Given a list of tokens, input:
>>> tokenized_text = "[CLS] my dog is cute [SEP] he likes slack ##ing [SEP]".split()
>>> tokenized_text
['[CLS]', 'my', 'dog', 'is', 'cute', '[SEP]', 'he', 'likes', 'slack', '##ing', '[SEP]']
The goal is to create an index for up till every [SEP]
from left to right, find the [SEP]
tokens and then incrementally adds the 1 after every [SEP]

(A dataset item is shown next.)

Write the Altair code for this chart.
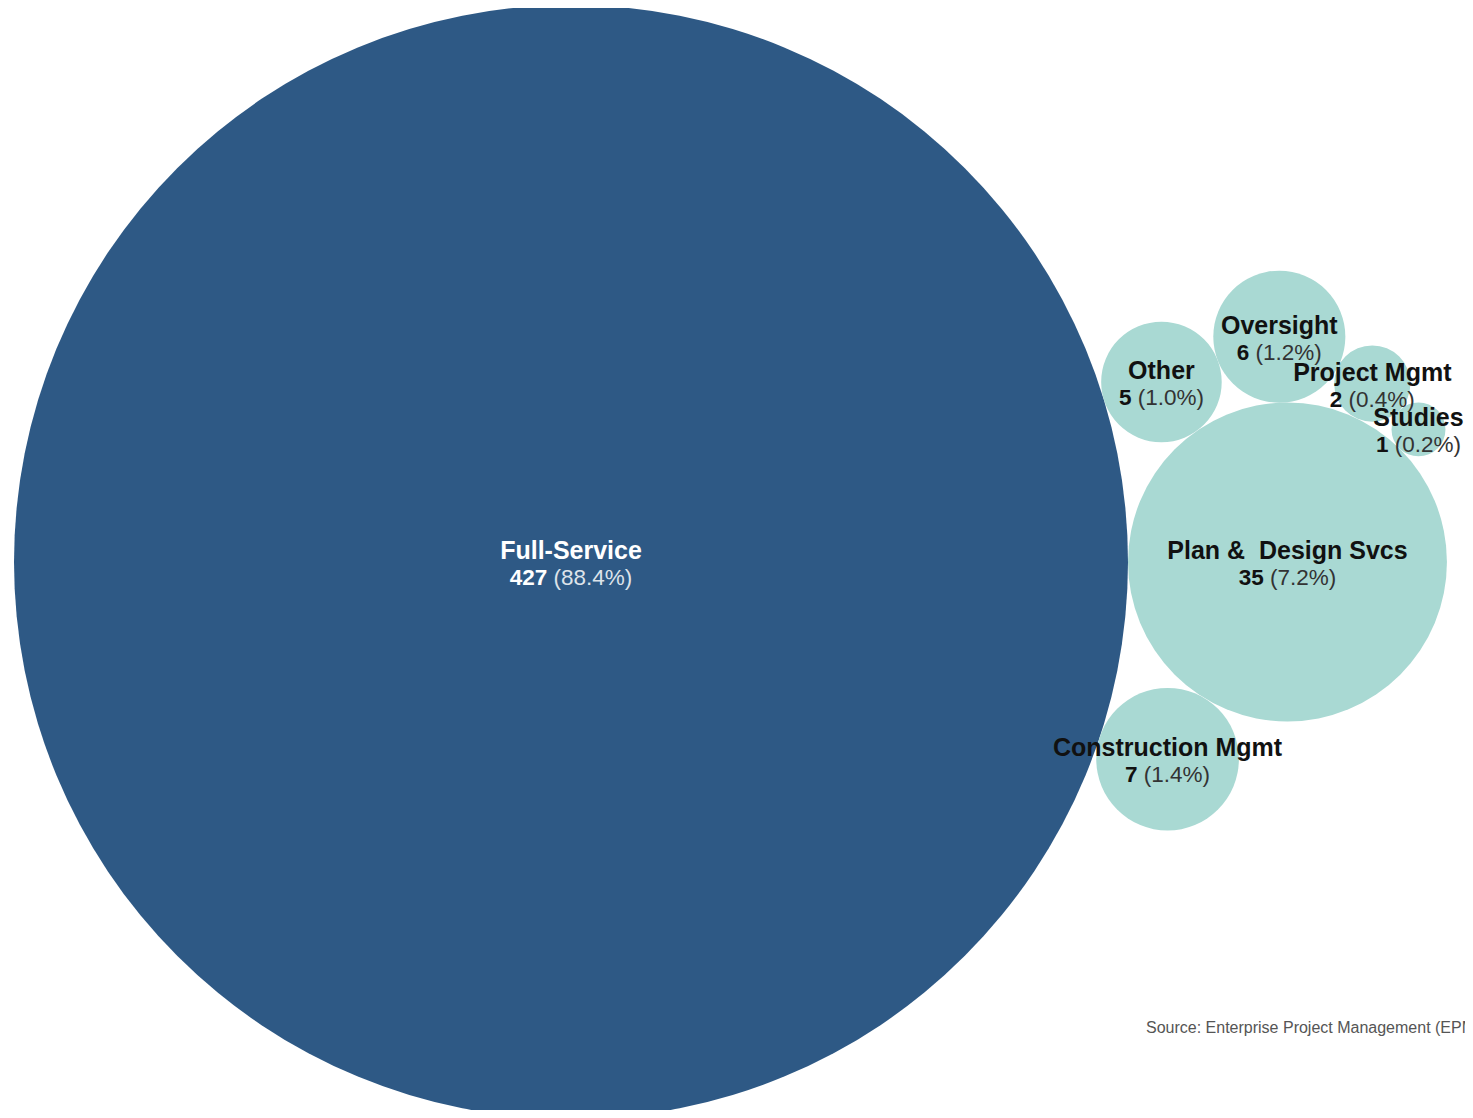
import math
import altair as alt
import pandas as pd
import numpy as np

# ---- data ----
categories = ["Full-Service", "Plan &\u00a0 Design Svcs", "Construction Mgmt", "Other",
              "Oversight", "Project Mgmt", "Studies"]
values = [427, 35, 7, 5, 6, 2, 1]
source_text = "Source: Enterprise Project Management (EPM)"

# ---- packing layout (circles tangent, radius ~ sqrt(value)) ----
rad = {c: math.sqrt(v) for c, v in zip(categories, values)}
pos = {}


def tangent(a, b, r, pick):
    pa, pb = np.array(pos[a]), np.array(pos[b])
    da, db = rad[a] + r, rad[b] + r
    d = np.linalg.norm(pb - pa)
    u = (pb - pa) / d
    perp = np.array([-u[1], u[0]])
    x = (da ** 2 - db ** 2 + d ** 2) / (2 * d)
    h = math.sqrt(max(da ** 2 - x ** 2, 0))
    cands = [pa + x * u + h * perp, pa + x * u - h * perp]
    return tuple(pick(cands))


F, P, C, O, OV, PM, ST = categories
pos[F] = (0.0, 0.0)
pos[P] = (rad[F] + rad[P], 0.0)
pos[O] = tangent(F, P, rad[O], lambda cs: min(cs, key=lambda p: p[1]))
pos[C] = tangent(F, P, rad[C], lambda cs: max(cs, key=lambda p: p[1]))
pos[OV] = tangent(O, P, rad[OV], lambda cs: max(cs, key=lambda p: p[0]))
pos[PM] = tangent(OV, P, rad[PM], lambda cs: max(cs, key=lambda p: p[0]))
pos[ST] = tangent(PM, P, rad[ST], lambda cs: max(cs, key=lambda p: p[0]))

# ---- chart geometry ----
W, H = 1457, 1102
k = 26.955                      # pixels per sqrt-unit of radius
cx0, cy0 = 563.0, 554.0         # pixel position of the largest circle
xdom = [-cx0 / k, (W - cx0) / k]
ydom = [-cy0 / k, (H - cy0) / k]
max_size = (2 * k) ** 2 * max(values)

total = sum(values)
FS1, FS2 = 25, 22.5
cw = {"0": .556, "1": .556, "2": .556, "3": .556, "4": .556, "5": .556, "6": .556,
      "7": .556, "8": .556, "9": .556, "(": .333, ")": .333, ".": .278, "%": .889, " ": .278}


def tw(s, fs):
    return sum(cw.get(ch, .556) for ch in s) * fs


rows = []
for c, v in zip(categories, values):
    num = str(v)
    pct = "({:.1f}%)".format(100 * v / total)
    wn, ws, wp = tw(num, FS2), tw(" ", FS2), tw(pct, FS2)
    T = wn + ws + wp
    x, y = pos[c]
    rows.append(dict(category=c, value=v, x=x, y=y, num=num, pct=pct,
                     x_num=x - (T / 2) / k, x_pct=x + (-T / 2 + wn + ws) / k,
                     dark=(c == F)))
df = pd.DataFrame(rows)

xs = alt.Scale(domain=xdom, nice=False, zero=False)
ys = alt.Scale(domain=ydom, nice=False, zero=False, reverse=True)
X = alt.X("x:Q", scale=xs, axis=None)
Y = alt.Y("y:Q", scale=ys, axis=None)

base = alt.Chart(df)

circles = base.mark_circle(opacity=1).encode(
    x=X, y=Y,
    size=alt.Size("value:Q", scale=alt.Scale(domain=[0, max(values)], range=[0, max_size], zero=True),
                  legend=None),
    color=alt.condition("datum.dark", alt.value("#2E5985"), alt.value("#A9D9D3")),
)

font = "Liberation Sans"
title = base.mark_text(font=font, fontSize=FS1, fontWeight="bold", baseline="middle",
                       align="center", dy=-11).encode(
    x=X, y=Y, text="category:N",
    color=alt.condition("datum.dark", alt.value("#FFFFFF"), alt.value("#111111")),
)
numt = base.mark_text(font=font, fontSize=FS2, fontWeight="bold", baseline="middle",
                      align="left", dy=16).encode(
    x=alt.X("x_num:Q", scale=xs, axis=None), y=Y, text="num:N",
    color=alt.condition("datum.dark", alt.value("#FFFFFF"), alt.value("#111111")),
)
pctt = base.mark_text(font=font, fontSize=FS2, fontWeight="normal", baseline="middle",
                      align="left", dy=16).encode(
    x=alt.X("x_pct:Q", scale=xs, axis=None), y=Y, text="pct:N",
    color=alt.condition("datum.dark", alt.value("#DDE3EA"), alt.value("#333333")),
)

src = alt.Chart(pd.DataFrame({"t": [source_text]})).mark_text(
    font=font, fontSize=16, color="#555555", align="left", baseline="middle"
).encode(x=alt.value(1138), y=alt.value(1020), text="t:N")

chart = alt.layer(circles, title, numt, pctt, src).properties(
    width=W, height=H, padding=0,
    autosize=alt.AutoSizeParams(type="none"),
).configure_view(stroke=None)

chart.save("out.html", embed_options={"renderer": "svg", "actions": False})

, so the desired output indices for the tokenize_text
list above is:
[0, 0, 0, 0, 0, 0, 1, 1, 1, 1, 1]
I've tried:
# Find the indices of `[SEP]`.
>>> sep_indices = np.array(np.where(np.array(tokenized_text) == "[SEP]"))[0]
>>> sep_indices
array([ 5, 10])
>>> prev = 0
>>> out =[]
>>> for i, idx in enumerate(sep_indices):
... for _ in range(idx-prev):
... out.append(i)
... prev = idx
...
>>> out = [0] + out[:-1]
>>> out
[0, 0, 0, 0, 0, 0, 1, 1, 1, 1, 1]
But is there an easier way to achieve the correct output?
Easier and vectorized way with NumPy -
In [116]: a = np.asarray(tokenized_text)
In [117]: m = a == "[SEP]"
In [118]: m.cumsum()-m
Out[118]: array([0, 0, 0, 0, 0, 0, 1, 1, 1, 1, 1])